This is the first in a series of book reviews I hope to do. The books are mostly high-quality and deserve better cover shots than the ones I have for them (maybe someday I’ll get a scanner!)
First up is Are Your Lights On? How to Figure Out What the Problem Really Is by Donald C. Gause and Gerald M. Weinberg, reprinted in 1990 by Dorset House Publishing.
Organizations (and the problem solvers within them) often make expensive mistakes by solving the wrong problem, solving the wrong person’s problem, and several other ways. The book explores important questions that should be answered before jumping to a solution.
The book’s title should not be understood to be asking the question rudely; rather, the question all at once:
- Is the solution to a puzzle in the book;
- Is a good reminder to would-be problem solvers;
- Illustrates quite well the point of chapter 10, “Mind your meaning”!

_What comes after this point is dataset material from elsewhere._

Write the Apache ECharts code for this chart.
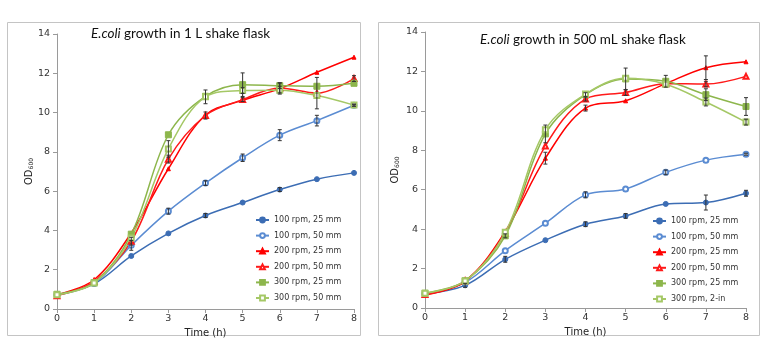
<!DOCTYPE html>
<html>
<head>
<meta charset="utf-8">
<script src="https://cdn.jsdelivr.net/npm/echarts@6/dist/echarts.min.js"></script>
<style>
html,body{margin:0;padding:0;background:#fff;}
#chart{width:768px;height:359px;}
</style>
</head>
<body>
<div id="chart"></div>
<script>
// ---------- data ----------
const times = [0, 1, 2, 3, 4, 5, 6, 7, 8];

// Left panel: 1 L shake flask
const leftTitle = 'growth in 1 L shake flask';
const leftNames = ['100 rpm, 25 mm', '100 rpm, 50 mm', '200 rpm, 25 mm', '200 rpm, 50 mm', '300 rpm, 25 mm', '300 rpm, 50 mm'];
const L_100_25 = [0.72, 1.28, 2.70, 3.85, 4.76, 5.42, 6.08, 6.61, 6.93];
const L_100_50 = [0.72, 1.30, 3.24, 4.98, 6.41, 7.70, 8.85, 9.59, 10.37];
const L_200_25 = [0.72, 1.49, 3.87, 7.14, 9.88, 10.62, 11.22, 12.05, 12.82];
const L_200_50 = [0.68, 1.40, 3.45, 7.63, 9.85, 10.66, 11.25, 10.99, 11.73];
const L_300_25 = [0.75, 1.34, 3.81, 8.87, 10.83, 11.42, 11.37, 11.34, 11.49];
const L_300_50 = [0.72, 1.32, 3.62, 8.15, 10.80, 11.12, 11.14, 10.87, 10.38];
const LE_100_25 = [0, 0, 0, 0, 0.1, 0, 0.1, 0, 0];
const LE_100_50 = [0, 0, 0.25, 0.15, 0.12, 0.19, 0.28, 0.27, 0.05];
const LE_200_25 = [0, 0, 0, 0, 0, 0, 0, 0, 0];
const LE_200_50 = [0, 0, 0.2, 0.2, 0.18, 0.1, 0.25, 0.8, 0.15];
const LE_300_25 = [0, 0, 0, 0, 0, 0.6, 0.15, 0, 0];
const LE_300_50 = [0, 0, 0, 0.42, 0.35, 0.15, 0.2, 0, 0.05];

// Right panel: 500 mL shake flask
const rightTitle = 'growth in 500 mL shake flask';
const rightNames = ['100 rpm, 25 mm', '100 rpm, 50 mm', '200 rpm, 25 mm', '200 rpm, 50 mm', '300 rpm, 25 mm', '300 rpm, 2-in'];
const R_100_25 = [0.72, 1.15, 2.47, 3.44, 4.25, 4.67, 5.28, 5.35, 5.82];
const R_100_50 = [0.72, 1.30, 2.91, 4.30, 5.74, 6.04, 6.88, 7.50, 7.80];
const R_200_25 = [0.66, 1.35, 3.88, 7.60, 10.14, 10.51, 11.38, 12.19, 12.49];
const R_200_50 = [0.68, 1.38, 3.80, 8.22, 10.60, 10.93, 11.38, 11.36, 11.75];
const R_300_25 = [0.75, 1.38, 3.66, 8.83, 10.82, 11.62, 11.50, 10.82, 10.22];
const R_300_2in = [0.75, 1.37, 3.84, 9.04, 10.85, 11.65, 11.35, 10.45, 9.43];
const RE_100_25 = [0, 0.1, 0.15, 0, 0.12, 0.12, 0, 0.38, 0.15];
const RE_100_50 = [0, 0, 0, 0, 0.15, 0, 0.12, 0, 0.05];
const RE_200_25 = [0, 0, 0, 0.3, 0.15, 0, 0, 0.6, 0];
const RE_200_50 = [0, 0, 0, 0, 0.1, 0.15, 0, 0.14, 0];
const RE_300_25 = [0, 0, 0.1, 0.45, 0.1, 0.55, 0.3, 0.3, 0.45];
const RE_300_2in = [0, 0, 0, 0, 0, 0, 0, 0.2, 0.15];

// ---------- styles ----------
const styles = [
  {color: '#3C6DB4', symbol: 'circle', size: 5},
  {color: '#5B8CD2', symbol: 'emptyCircle', size: 5},
  {color: '#FF0000', symbol: 'triangle', size: 4},
  {color: '#FF1A1A', symbol: 'emptyTriangle', size: 5},
  {color: '#8DB64C', symbol: 'rect', size: 6},
  {color: '#A5C866', symbol: 'emptyRect', size: 5}
];

const leftVals = [L_100_25, L_100_50, L_200_25, L_200_50, L_300_25, L_300_50];
const leftErrs = [LE_100_25, LE_100_50, LE_200_25, LE_200_50, LE_300_25, LE_300_50];
const rightVals = [R_100_25, R_100_50, R_200_25, R_200_50, R_300_25, R_300_2in];
const rightErrs = [RE_100_25, RE_100_50, RE_200_25, RE_200_50, RE_300_25, RE_300_2in];

const series = [];
function addPanel(names, vals, errs, idx) {
  names.forEach((n, i) => {
    const st = styles[i];
    series.push({
      name: n, type: 'line', xAxisIndex: idx, yAxisIndex: idx,
      data: times.map((t, k) => [t, vals[i][k]]),
      smooth: 0.35,
      symbol: st.symbol, symbolSize: st.size, showSymbol: true,
      lineStyle: {color: st.color, width: 1.5},
      itemStyle: {color: st.color, borderColor: st.color, borderWidth: 1},
      z: 3, animation: false
    });
  });
  const ebData = [];
  names.forEach((n, i) => {
    times.forEach((t, k) => {
      if (errs[i][k] > 0) ebData.push([t, vals[i][k], errs[i][k]]);
    });
  });
  series.push({
    type: 'custom', xAxisIndex: idx, yAxisIndex: idx, z: 4, animation: false,
    data: ebData,
    renderItem: function (params, api) {
      const x = api.value(0), y = api.value(1), e = api.value(2);
      const top = api.coord([x, y + e]);
      const bot = api.coord([x, y - e]);
      const c = 2;
      const s = {stroke: '#333', lineWidth: 1};
      return {
        type: 'group',
        children: [
          {type: 'line', shape: {x1: top[0], y1: top[1], x2: bot[0], y2: bot[1]}, style: s},
          {type: 'line', shape: {x1: top[0] - c, y1: top[1], x2: top[0] + c, y2: top[1]}, style: s},
          {type: 'line', shape: {x1: bot[0] - c, y1: bot[1], x2: bot[0] + c, y2: bot[1]}, style: s}
        ]
      };
    }
  });
}
addPanel(leftNames, leftVals, leftErrs, 0);
addPanel(rightNames, rightVals, rightErrs, 1);

const axisLineStyle = {lineStyle: {color: '#9a9a9a', width: 1}};
const tickLabel = {fontFamily: 'DejaVu Sans', fontSize: 9.5, color: '#333'};
function xAxis(gi) {
  return {
    type: 'value', gridIndex: gi, min: 0, max: 8, interval: 1,
    name: 'Time (h)', nameLocation: 'middle', nameGap: 17,
    nameTextStyle: {fontFamily: 'DejaVu Sans', fontSize: 10, color: '#222'},
    axisLine: axisLineStyle,
    axisTick: {show: true, inside: false, length: 4, lineStyle: {color: '#9a9a9a'}},
    axisLabel: Object.assign({margin: 5}, tickLabel),
    splitLine: {show: false}
  };
}
function yAxis(gi, gap) {
  return {
    type: 'value', gridIndex: gi, min: 0, max: 14, interval: 2,
    name: 'OD{s|600}', nameLocation: 'middle', nameRotate: 90, nameGap: gap,
    nameTextStyle: {fontFamily: 'DejaVu Sans', fontSize: 10, color: '#222',
      rich: {s: {fontFamily: 'DejaVu Sans', fontSize: 6, color: '#222', verticalAlign: 'bottom', padding: [4, 0, 0, 0]}}},
    axisLine: {show: true, lineStyle: {color: '#9a9a9a', width: 1}},
    axisTick: {show: true, inside: false, length: 4, lineStyle: {color: '#9a9a9a'}},
    axisLabel: Object.assign({margin: 7}, tickLabel),
    splitLine: {show: false}
  };
}

const titleStyle = {
  fontFamily: 'Lato', fontSize: 13.5, fontWeight: 'normal', color: '#111',
  rich: {i: {fontFamily: 'Lato', fontSize: 13.5, fontStyle: 'italic', color: '#111'}}
};

const legendText = {fontFamily: 'DejaVu Sans', fontSize: 8, color: '#333'};

const option = {
  backgroundColor: '#ffffff',
  animation: false,
  graphic: [
    {type: 'rect', shape: {x: 7.5, y: 22.5, width: 353, height: 313}, style: {fill: 'none', stroke: '#c4c4c4', lineWidth: 1}, silent: true},
    {type: 'rect', shape: {x: 378.5, y: 22.5, width: 381, height: 313}, style: {fill: 'none', stroke: '#c4c4c4', lineWidth: 1}, silent: true}
  ],
  title: [
    {text: '{i|E.coli} ' + leftTitle, left: 91, top: 27, padding: 0, textStyle: titleStyle},
    {text: '{i|E.coli} ' + rightTitle, left: 480, top: 33, padding: 0, textStyle: titleStyle}
  ],
  legend: [
    {data: leftNames, orient: 'vertical', left: 255, top: 216, padding: 0, itemWidth: 13, itemHeight: 6, itemGap: 7.6, textStyle: legendText, selectedMode: false},
    {data: rightNames, orient: 'vertical', left: 652, top: 217, padding: 0, itemWidth: 13, itemHeight: 6, itemGap: 7.6, textStyle: legendText, selectedMode: false}
  ],
  grid: [
    {left: 57, top: 34, width: 297, height: 275},
    {left: 425, top: 32, width: 321, height: 276}
  ],
  xAxis: [xAxis(0), xAxis(1)],
  yAxis: [yAxis(0, 20), yAxis(1, 25)],
  series: series
};

const chart = echarts.init(document.getElementById('chart'), null, {renderer: 'canvas'});
chart.setOption(option);
</script>
</body>
</html>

Eye-opening: First and foremost, the book got me to think about seeing problems from a variety of angles and perspectives, and it helped me see that how you perceive and state a problem has a big impact on what solutions you drive toward.
Captured and maintained my interest: The book starts right out with an engaging problem that drew me in and helped me experience the issues the authors want to address. By about the third page of text, I was already being helped to see flaws in my thinking process.
Accessible: The book maintains a light, entertaining style throughout.
Quick read: This book can be read in a couple of evenings.
Covers a wide breadth of issues: In just over 150 pages, the authors deal with flawed assumptions, various forms of miscommunication, moral dilemmas, when you’re the problem, whether we really want to solve the problem, and many other facets.
Connects with real life: The authors demonstrate a grizzled understanding of human nature, and their advice reflects that understanding. At no point do you worry, “That sounds nice, but do people really operate that way?”
The bad in the book is in the form of some undertones. It’s hard to tell if these undertones are really there or if it’s a misperception on my part, but I thought I’d report them as I saw them:
Low view of personal integrity? This is not seen constantly throughout, but it pops up in chapter 16’s “whatever works” philosophy suggesting that certain classes of problems be solved by trickery — playing deceptive games with one’s superiors — and maybe also in chapter 12, “The campus that was all spaced out”.
Tendency toward a contemptuous tone toward non-technical management: Though addressing many mistakes technical problem solvers commonly make, the authors tend to have a compassionate tone toward these mistakes and a tendency toward a contemptuous tone toward those in management positions… with the notable exception of chapters 14-15, which almost led me to delete this section (but not quite!)
This was a really eye-opening book for me. I recommend it as worthwhile reading for anyone in a position with problem-solving aspects to it. For software development organizations, I wouldn’t limit its applicability to the official requirements-gatherers for product features; anyone who needs to understand requirements should understand the concepts this book addresses.
Have you read the book? What do you think of it?